### Set task
Retype, exactly as they stand, the lines from the start of the data to the line that contains "0.991, 0.993, 0.997]", both ends included. Leave the pictures out.

### Dataset excerpt
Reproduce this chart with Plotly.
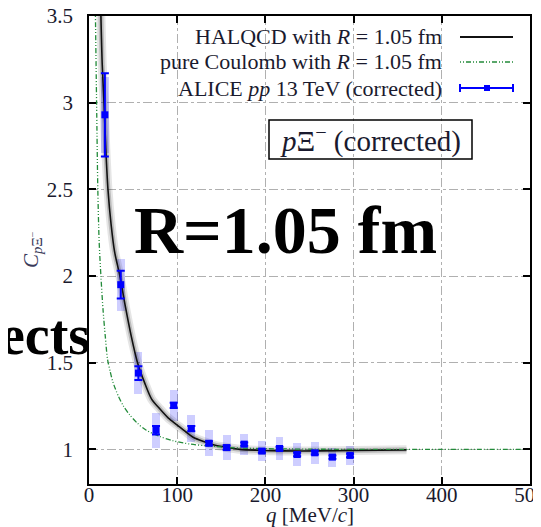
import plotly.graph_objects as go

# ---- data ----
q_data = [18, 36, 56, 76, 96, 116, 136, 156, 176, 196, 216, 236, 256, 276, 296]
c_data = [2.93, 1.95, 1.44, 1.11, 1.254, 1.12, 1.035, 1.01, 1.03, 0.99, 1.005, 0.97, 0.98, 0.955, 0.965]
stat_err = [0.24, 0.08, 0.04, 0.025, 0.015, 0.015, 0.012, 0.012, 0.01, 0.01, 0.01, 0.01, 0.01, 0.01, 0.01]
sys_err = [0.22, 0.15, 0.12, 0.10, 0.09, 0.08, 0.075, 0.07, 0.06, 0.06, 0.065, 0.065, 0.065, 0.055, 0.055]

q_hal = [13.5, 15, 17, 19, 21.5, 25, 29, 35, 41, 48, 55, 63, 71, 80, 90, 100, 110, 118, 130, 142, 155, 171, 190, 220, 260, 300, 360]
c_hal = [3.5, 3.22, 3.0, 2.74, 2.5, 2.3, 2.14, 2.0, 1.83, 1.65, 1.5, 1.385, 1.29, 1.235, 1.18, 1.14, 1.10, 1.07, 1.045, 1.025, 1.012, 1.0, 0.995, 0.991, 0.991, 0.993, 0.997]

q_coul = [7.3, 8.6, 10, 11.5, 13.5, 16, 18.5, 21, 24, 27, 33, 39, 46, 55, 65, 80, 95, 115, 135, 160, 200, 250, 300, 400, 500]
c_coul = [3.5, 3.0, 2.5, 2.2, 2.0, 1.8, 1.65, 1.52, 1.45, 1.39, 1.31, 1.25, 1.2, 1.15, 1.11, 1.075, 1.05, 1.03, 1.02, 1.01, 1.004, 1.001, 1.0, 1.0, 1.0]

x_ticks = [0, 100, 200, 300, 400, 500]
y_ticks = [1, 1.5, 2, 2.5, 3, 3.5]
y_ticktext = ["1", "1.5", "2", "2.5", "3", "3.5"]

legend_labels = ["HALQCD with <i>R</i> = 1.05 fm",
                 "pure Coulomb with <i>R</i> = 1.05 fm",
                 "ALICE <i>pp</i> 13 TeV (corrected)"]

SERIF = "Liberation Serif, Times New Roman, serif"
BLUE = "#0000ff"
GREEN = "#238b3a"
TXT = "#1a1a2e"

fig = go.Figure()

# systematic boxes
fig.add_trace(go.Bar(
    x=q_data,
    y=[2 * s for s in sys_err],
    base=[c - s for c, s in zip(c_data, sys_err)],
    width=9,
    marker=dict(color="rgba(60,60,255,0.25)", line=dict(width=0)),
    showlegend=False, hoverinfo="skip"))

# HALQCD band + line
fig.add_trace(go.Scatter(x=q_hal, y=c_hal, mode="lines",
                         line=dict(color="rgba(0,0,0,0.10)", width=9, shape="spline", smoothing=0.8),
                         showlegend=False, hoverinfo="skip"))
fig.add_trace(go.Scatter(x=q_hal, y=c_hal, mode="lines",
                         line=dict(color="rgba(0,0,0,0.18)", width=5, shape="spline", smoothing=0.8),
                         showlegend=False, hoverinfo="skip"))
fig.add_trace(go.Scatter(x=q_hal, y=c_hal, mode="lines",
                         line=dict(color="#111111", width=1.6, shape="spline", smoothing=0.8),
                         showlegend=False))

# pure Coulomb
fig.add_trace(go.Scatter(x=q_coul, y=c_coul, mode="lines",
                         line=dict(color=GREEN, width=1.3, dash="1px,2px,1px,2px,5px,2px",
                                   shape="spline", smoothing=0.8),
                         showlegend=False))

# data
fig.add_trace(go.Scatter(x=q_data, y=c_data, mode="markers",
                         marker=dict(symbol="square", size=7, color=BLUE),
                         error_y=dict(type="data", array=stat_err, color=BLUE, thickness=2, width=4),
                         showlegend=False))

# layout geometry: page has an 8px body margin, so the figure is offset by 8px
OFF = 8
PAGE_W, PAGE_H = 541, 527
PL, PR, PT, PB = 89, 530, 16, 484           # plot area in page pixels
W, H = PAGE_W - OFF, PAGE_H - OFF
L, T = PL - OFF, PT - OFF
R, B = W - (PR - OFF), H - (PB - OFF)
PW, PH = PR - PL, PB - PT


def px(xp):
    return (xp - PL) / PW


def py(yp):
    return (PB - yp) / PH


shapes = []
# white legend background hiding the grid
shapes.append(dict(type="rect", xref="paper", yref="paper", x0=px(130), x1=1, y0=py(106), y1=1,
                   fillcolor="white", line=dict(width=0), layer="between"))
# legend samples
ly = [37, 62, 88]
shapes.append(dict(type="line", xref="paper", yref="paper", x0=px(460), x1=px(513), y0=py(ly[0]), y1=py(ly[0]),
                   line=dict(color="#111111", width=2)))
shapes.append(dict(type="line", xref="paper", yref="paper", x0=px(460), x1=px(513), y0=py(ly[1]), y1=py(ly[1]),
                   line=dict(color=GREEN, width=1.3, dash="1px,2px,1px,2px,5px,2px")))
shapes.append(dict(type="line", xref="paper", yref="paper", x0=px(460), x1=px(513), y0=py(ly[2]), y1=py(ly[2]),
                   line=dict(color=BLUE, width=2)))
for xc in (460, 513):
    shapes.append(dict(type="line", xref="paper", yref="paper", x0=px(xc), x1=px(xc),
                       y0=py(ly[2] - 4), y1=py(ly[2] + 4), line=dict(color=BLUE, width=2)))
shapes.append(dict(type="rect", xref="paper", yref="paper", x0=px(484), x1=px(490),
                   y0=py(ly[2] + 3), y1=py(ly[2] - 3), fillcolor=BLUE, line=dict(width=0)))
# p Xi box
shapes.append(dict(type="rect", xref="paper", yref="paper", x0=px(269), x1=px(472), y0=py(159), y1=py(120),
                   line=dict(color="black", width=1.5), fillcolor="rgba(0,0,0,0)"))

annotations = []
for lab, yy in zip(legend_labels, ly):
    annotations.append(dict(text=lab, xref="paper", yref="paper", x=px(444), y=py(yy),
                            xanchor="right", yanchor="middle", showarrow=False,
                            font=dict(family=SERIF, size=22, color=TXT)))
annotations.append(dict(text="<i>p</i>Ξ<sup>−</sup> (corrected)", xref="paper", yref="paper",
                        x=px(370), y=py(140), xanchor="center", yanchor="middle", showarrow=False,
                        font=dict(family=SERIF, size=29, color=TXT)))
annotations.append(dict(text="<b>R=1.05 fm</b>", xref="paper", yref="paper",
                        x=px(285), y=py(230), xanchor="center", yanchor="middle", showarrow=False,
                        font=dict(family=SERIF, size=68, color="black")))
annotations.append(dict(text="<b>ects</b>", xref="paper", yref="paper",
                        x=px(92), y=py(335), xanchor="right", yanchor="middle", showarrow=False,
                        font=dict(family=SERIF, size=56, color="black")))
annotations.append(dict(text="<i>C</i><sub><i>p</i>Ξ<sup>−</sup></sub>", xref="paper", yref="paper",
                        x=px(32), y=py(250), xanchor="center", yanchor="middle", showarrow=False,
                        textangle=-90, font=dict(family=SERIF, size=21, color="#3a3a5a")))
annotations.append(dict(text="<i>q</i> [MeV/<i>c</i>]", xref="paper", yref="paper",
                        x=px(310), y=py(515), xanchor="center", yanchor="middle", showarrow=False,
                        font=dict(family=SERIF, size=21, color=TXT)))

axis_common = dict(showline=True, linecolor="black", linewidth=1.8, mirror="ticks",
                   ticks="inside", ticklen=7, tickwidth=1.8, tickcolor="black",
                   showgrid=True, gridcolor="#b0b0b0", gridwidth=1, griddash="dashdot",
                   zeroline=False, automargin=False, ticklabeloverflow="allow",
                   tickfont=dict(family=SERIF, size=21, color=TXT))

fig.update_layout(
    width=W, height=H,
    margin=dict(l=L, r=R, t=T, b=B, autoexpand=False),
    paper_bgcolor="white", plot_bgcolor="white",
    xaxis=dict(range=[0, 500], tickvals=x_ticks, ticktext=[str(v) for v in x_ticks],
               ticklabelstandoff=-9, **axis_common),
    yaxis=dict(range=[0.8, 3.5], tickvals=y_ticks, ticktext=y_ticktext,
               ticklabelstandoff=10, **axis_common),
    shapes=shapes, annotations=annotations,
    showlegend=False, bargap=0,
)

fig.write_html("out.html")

### Output for this task
Reproduce this chart with Plotly.
import plotly.graph_objects as go

# ---- data ----
q_data = [18, 36, 56, 76, 96, 116, 136, 156, 176, 196, 216, 236, 256, 276, 296]
c_data = [2.93, 1.95, 1.44, 1.11, 1.254, 1.12, 1.035, 1.01, 1.03, 0.99, 1.005, 0.97, 0.98, 0.955, 0.965]
stat_err = [0.24, 0.08, 0.04, 0.025, 0.015, 0.015, 0.012, 0.012, 0.01, 0.01, 0.01, 0.01, 0.01, 0.01, 0.01]
sys_err = [0.22, 0.15, 0.12, 0.10, 0.09, 0.08, 0.075, 0.07, 0.06, 0.06, 0.065, 0.065, 0.065, 0.055, 0.055]

q_hal = [13.5, 15, 17, 19, 21.5, 25, 29, 35, 41, 48, 55, 63, 71, 80, 90, 100, 110, 118, 130, 142, 155, 171, 190, 220, 260, 300, 360]
c_hal = [3.5, 3.22, 3.0, 2.74, 2.5, 2.3, 2.14, 2.0, 1.83, 1.65, 1.5, 1.385, 1.29, 1.235, 1.18, 1.14, 1.10, 1.07, 1.045, 1.025, 1.012, 1.0, 0.995, 0.991, 0.991, 0.993, 0.997]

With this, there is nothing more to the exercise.